Answer :

Total Cost is the summation of Total Variable Cost and Total Fixed Cost. In the short run, the TFC is constant and parallel to the X-axis. The TFC is constant because the fixed cost does not change when there is an increase in output. The Total Variable Cost (TVC) is the cost incurred per unit of variable input employed. The TVC curve is an inverted S upward sloping curve. The main reason for the shape of the TVC curve is the operation of the law of variable proportion. As the total output increases, the TVC initially increases at a decreasing when the production is experiencing increasing returns. Consequently, as the production rises, the excessive use of the variable factor raises the cost in the stage of diminishing returns. This gives the TVC curve an inverted S-shape.

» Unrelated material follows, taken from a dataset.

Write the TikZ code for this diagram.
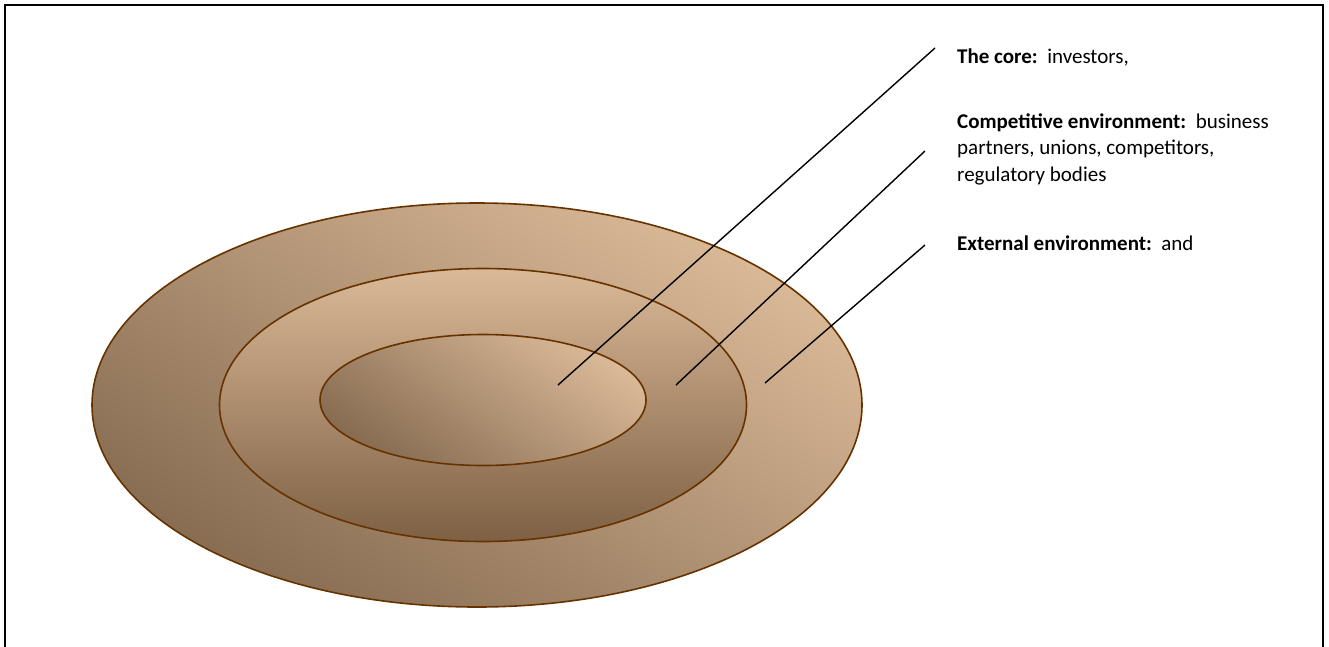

b) Total fixed cost (TCF) is the fixed cost for the production of output. TFC is constant because the fixed cost does not change when there is an increase in output. The Average Fixed Cost (AFC) is the fixed cost incurred per unit of output produced. It is the ratio between the total fixed cost and the number of units of output produced.

AFC = TFC/Q

The shape of the AFC curve is a rectangular hyperbola. Since the TFC is constant at all units of output, as output increases, the fixed cost gets spread over the units of output. When the same fixed cost is divided by increasing units of output, AFC declines. Thus as output increases, AFC diminishes. This gives the AFC curve the shape of a rectangular hyperbola.